I don’t think Nanny Winnie particularly liked to cook, though like all wives and mothers of her day, she did it. I remember going to the grocery store with her. The store was around the corner from her house in Klamath Falls, Oregon. She didn’t drive, so we walked to the store. When she had selected what she wanted, the grocery later delivered it. I guess that was common practice in the late 1950s—the store certainly never made a big deal about it.

Many years later, in early 1973, after my grandmother’s second husband died, she moved to Richland, Washington, to be close to her daughter (my mother) and her grandchildren. She usually came over to our house for Sunday dinner, and sometimes on other occasions as well. Her apartment became where we celebrated a lot of second-tier holidays.
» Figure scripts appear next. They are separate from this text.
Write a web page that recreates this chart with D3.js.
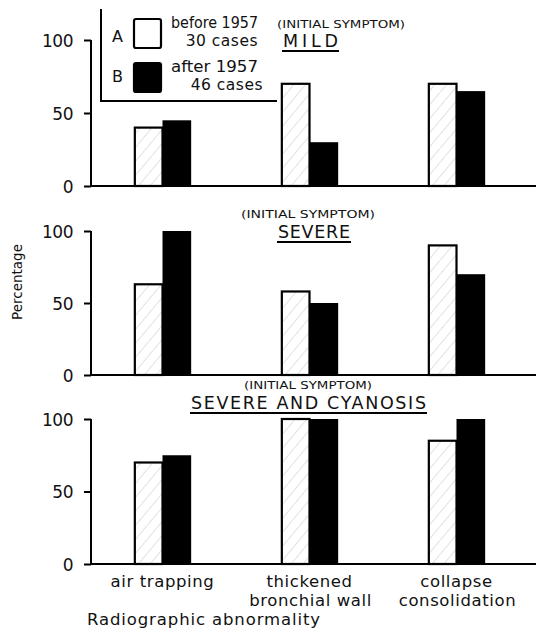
<!DOCTYPE html>
<html><head><meta charset="utf-8">
<script src="https://cdn.jsdelivr.net/npm/d3@7"></script>
<style>body{margin:0;background:#fff}svg{display:block}text{font-family:"DejaVu Sans",sans-serif;fill:#111}</style>
</head><body>
<svg id="c" width="536" height="630"></svg>
<script>
const categories = ["air trapping", "thickened bronchial wall", "collapse consolidation"];
const categoryLines = [["air trapping"], ["thickened", "bronchial wall"], ["collapse", "consolidation"]];
const seriesKeys = ["A", "B"];
const seriesLabels = [["before 1957", "30 cases"], ["after 1957", "46 cases"]];
const panelTitles = ["MILD", "SEVERE", "SEVERE AND CYANOSIS"];
const panelSubtitle = "(INITIAL SYMPTOM)";
const mildA = [40, 70, 70];
const mildB = [45, 30, 65];
const severeA = [63, 58, 90];
const severeB = [100, 50, 70];
const cyanA = [70, 100, 85];
const cyanB = [75, 100, 100];
const yTicks = [0, 50, 100];
const yLabel = "Percentage";
const xLabel = "Radiographic abnormality";

const panels = [
  {A: mildA, B: mildB, y0: 186, y1: 40},
  {A: severeA, B: severeB, y0: 375, y1: 231},
  {A: cyanA, B: cyanB, y0: 564, y1: 419}
];

const svg = d3.select("#c");
const defs = svg.append("defs");
const pat = defs.append("pattern").attr("id","hatch").attr("patternUnits","userSpaceOnUse")
  .attr("width",9).attr("height",9).attr("patternTransform","rotate(40)");
pat.append("rect").attr("width",9).attr("height",9).attr("fill","#fff");
pat.append("line").attr("x1",0).attr("y1",0).attr("x2",0).attr("y2",9)
  .attr("stroke","#b8b8b8").attr("stroke-width",0.8);

const axisX = 91;
const x0 = d3.scaleBand().domain(categories).range([89, 530]).paddingInner(0.61).paddingOuter(0.305);
const x1 = d3.scaleBand().domain(seriesKeys).range([0, x0.bandwidth()]);

panels.forEach((p, pi) => {
  const y = d3.scaleLinear().domain([0, 100]).range([p.y0, p.y1]);
  const g = svg.append("g");
  const data = categories.map((c, i) => ({c, A: p.A[i], B: p.B[i]}));
  g.selectAll(".b").data(data).join("rect")
    .attr("x", d => x0(d.c) + x1("B"))
    .attr("width", x1.bandwidth())
    .attr("y", d => y(d.B)).attr("height", d => y(0) - y(d.B))
    .attr("fill", "#000");
  g.selectAll(".a").data(data).join("rect")
    .attr("x", d => x0(d.c) + x1("A") + 1)
    .attr("width", x1.bandwidth() - 1)
    .attr("y", d => y(d.A)).attr("height", d => y(0) - y(d.A))
    .attr("fill", "url(#hatch)").attr("stroke", "#000").attr("stroke-width", 2.2);
  const ax = g.append("g").attr("transform", `translate(${axisX},0)`)
    .call(d3.axisLeft(y).tickValues(yTicks).tickSize(7).tickFormat(d3.format("d")));
  ax.select(".domain").remove();
  ax.selectAll(".tick line").attr("stroke","#000").attr("stroke-width",2);
  ax.selectAll(".tick text").attr("x",-18).attr("dy","0.36em")
    .style("font-size","17px").style("letter-spacing","-0.5px").attr("fill","#111");
  g.append("line").attr("x1",axisX).attr("x2",axisX).attr("y1",y(100)).attr("y2",y(0)+1)
    .attr("stroke","#000").attr("stroke-width",2);
  g.append("line").attr("x1",axisX).attr("x2",536).attr("y1",y(0)).attr("y2",y(0))
    .attr("stroke","#000").attr("stroke-width",2.2);
});

const titleSpecs = [
  {sub:[277,405,28], main:[283,338,47], ul:51},
  {sub:[241,375,218], main:[278,350,238], ul:242},
  {sub:[244,372,389], main:[191,426,409], ul:413}
];
titleSpecs.forEach((t, i) => {
  svg.append("text").attr("x", t.sub[0]).attr("y", t.sub[2]).text(panelSubtitle)
    .style("font-size","10.5px").attr("textLength", t.sub[1]-t.sub[0]).attr("lengthAdjust","spacingAndGlyphs");
  svg.append("text").attr("x", t.main[0]).attr("y", t.main[2]).text(panelTitles[i])
    .style("font-size","17.5px").attr("textLength", t.main[1]-t.main[0]).attr("lengthAdjust","spacing");
  svg.append("line").attr("x1", t.main[0]-1).attr("x2", t.main[1]+1).attr("y1", t.ul).attr("y2", t.ul)
    .attr("stroke","#000").attr("stroke-width",2);
});

svg.append("path").attr("d","M101,9 V101 H277").attr("fill","none").attr("stroke","#000").attr("stroke-width",2);
const legY = [[18,49],[62,93]];
seriesKeys.forEach((k, i) => {
  svg.append("rect").attr("x",134).attr("y",legY[i][0]+1).attr("width",27).attr("height",legY[i][1]-legY[i][0]-2)
    .attr("fill", i===0 ? "#fff" : "#000").attr("stroke","#000").attr("stroke-width",2.2).attr("rx",2);
  svg.append("text").attr("x",112).attr("y",legY[i][0]+(i===0?24:20)).text(k).style("font-size","16px");
  svg.append("text").attr("x",171).attr("y",legY[i][0]+10).text(seriesLabels[i][0])
    .style("font-size","15.5px").attr("textLength",87).attr("lengthAdjust","spacingAndGlyphs");
  svg.append("text").attr("x", i===0 ? 258 : 263).attr("y",legY[i][0]+28).text(seriesLabels[i][1])
    .attr("text-anchor","end").style("font-size","15.5px").style("letter-spacing","0.5px");
});

categoryLines.forEach((lines, i) => {
  lines.forEach((ln, j) => {
    svg.append("text").attr("x", x0(categories[i]) + x0.bandwidth()/2 + (j===1 ? 1 : 0))
      .attr("y", 587 + j*19).attr("text-anchor","middle").text(ln).style("font-size","16.5px").style("letter-spacing","0.6px");
  });
});
svg.append("text").attr("x",87).attr("y",625).text(xLabel).style("font-size","16.5px")
  .attr("textLength",233).attr("lengthAdjust","spacing");
svg.append("text").attr("transform","translate(22,282) rotate(-90)").attr("text-anchor","middle")
  .text(yLabel).style("font-size","13.5px");
</script>
</body></html>
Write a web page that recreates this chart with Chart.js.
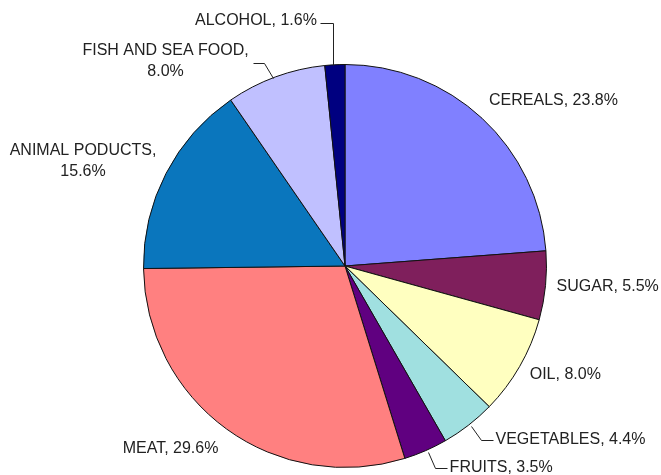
<!DOCTYPE html>
<html>
<head>
<meta charset="utf-8">
<script src="https://cdn.jsdelivr.net/npm/chart.js@4/dist/chart.umd.min.js"></script>
<style>
  body { margin: 0; background: #ffffff; }
  #chart { display: block; }
</style>
</head>
<body>
<canvas id="chart" width="661" height="475"></canvas>
<script>
let categories = [
    'CEREALS', 'SUGAR', 'OIL', 'VEGETABLES', 'FRUITS',
    'MEAT', 'ANIMAL PODUCTS', 'FISH AND SEA FOOD', 'ALCOHOL'
];

let shares = [23.8, 5.5, 8.0, 4.4, 3.5, 29.6, 15.6, 8.0, 1.6];

let sliceColors = [
    '#8080ff', '#7f1f5c', '#ffffc0', '#a0e0e0', '#600080',
    '#ff8080', '#0a76bd', '#c0c0ff', '#000080'
];

// where each label sits, relative to the middle of its slice's outer edge
let labelLayout = [
    { dx: 7, dy: -18, align: 'left' },
    { dx: 11, dy: 1, align: 'left' },
    { dx: 10, dy: 8, align: 'left' },
    { dx: 27, dy: 14, align: 'left', leader: [[2, 1], [12, 15], [24, 15]] },
    { dx: 24, dy: 17, align: 'left', leader: [[2, 1], [9, 17], [21, 17]] },
    { dx: -56, dy: 20, align: 'center' },
    { dx: -83, dy: -23, align: 'center', twoLines: true },
    { dx: -110, dy: -26, align: 'center', twoLines: true, leader: [[-3, 1], [-12, -14], [-23, -14]] },
    { dx: -18, dy: -44, align: 'right', leader: [[-2, 0], [-2, -42], [-15, -42]] }
];

let sliceLabels = {
    id: 'sliceLabels',
    afterDraw: function(chart) {
        let ctx = chart.ctx;
        let arcs = chart.getDatasetMeta(0).data;

        ctx.save();
        ctx.font = '16px "Liberation Sans", Arial, sans-serif';
        ctx.fillStyle = '#222222';
        ctx.strokeStyle = '#222222';
        ctx.lineWidth = 1;
        ctx.textBaseline = 'middle';

        for (let i = 0; i < arcs.length; i++) {
            let arc = arcs[i];
            let mid = (arc.startAngle + arc.endAngle) / 2;
            let ex = arc.x + arc.outerRadius * Math.cos(mid);
            let ey = arc.y + arc.outerRadius * Math.sin(mid);
            let layout = labelLayout[i];
            let valueText = shares[i].toFixed(1) + '%';

            if (layout.leader) {
                ctx.beginPath();
                for (let p = 0; p < layout.leader.length; p++) {
                    let px = Math.round(ex + layout.leader[p][0]) + 0.5;
                    let py = Math.round(ey + layout.leader[p][1]) + 0.5;
                    if (p === 0) ctx.moveTo(px, py);
                    else ctx.lineTo(px, py);
                }
                ctx.stroke();
            }

            ctx.textAlign = layout.align;
            let tx = ex + layout.dx;
            let ty = ey + layout.dy;
            if (layout.twoLines) {
                ctx.fillText(categories[i] + ',', tx, ty);
                ctx.fillText(valueText, tx, ty + 21);
            } else {
                ctx.fillText(categories[i] + ', ' + valueText, tx, ty);
            }
        }
        ctx.restore();
    }
};

let config = {
    type: 'pie',
    data: {
        labels: categories,
        datasets: [{
            data: shares,
            backgroundColor: sliceColors,
            borderColor: '#111111',
            borderWidth: 1,
            hoverOffset: 0
        }]
    },
    options: {
        responsive: false,
        animation: false,
        layout: {
            padding: { left: 143, top: 64, right: 114, bottom: 7 }
        },
        plugins: {
            legend: { display: false },
            tooltip: { enabled: false }
        }
    },
    plugins: [sliceLabels]
};

let myChart = new Chart(document.getElementById('chart'), config);
</script>
</body>
</html>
My parents handled Thanksgiving and Christmas dinners, but Nanny Winnie often did Easter, and she hosted many birthday and graduation dinners as well.

Nanny Winnie was very outgoing and social. She developed her own circle of friends in Richland, mostly other widows, but she also went to many women’s functions with my mother and my mother’s friends. My mother’s circle were women raising families and active in their churches.

Sometimes my mother’s friends were shocked at Nanny Winnie’s more relaxed approach to life—after all, by this time, she was in her late sixties. She lived alone and didn’t have to cook for a crowd except for our occasional family celebrations.

When she went to a potluck, Nanny Winnie took Jell-O (or else baked goods she bought at a store). She often served Jell-O at our family gatherings also. I didn’t mind—I liked Jell-O. In particular, I liked her peach Jell-O with canned sliced peaches in it.

My high-school graduation dinner at Nanny Winnie’s apartment. If you look closely, you can see the dishes of peach Jell-O. Or maybe it was orange.

One time Nanny was invited to go somewhere with a few of my mother’s friends. “I can’t,” she told them. “I have to go home and make my Jell-O.”

My mother’s friends were not impressed with her excuse. “How long does it take to make Jell-O?” they asked. Nanny Winnie’s need for an entire afternoon to make Jell-O became a standing joke in this group, as well as in our family.

Granted, making Jell-O is not difficult. It takes advance planning, because it must be allowed to gel. But otherwise, it is simple. Even with canned fruit thrown in.

Still, now that I am almost of the age when Nanny Winnie shifted into her Jell-O days, I can understand. Any cooking that takes advance planning is an incursion on my life and unlikely to have any long-term impact on anyone. I am much more sympathetic to her excuse than I was forty-five years ago.

Nanny Winnie was born 109 years ago today. I think she’d approve of my limited focus on cooking these days. (Actually, I’ve always had a limited focus on cooking.)

How do you feel about Jell-O? And cooking?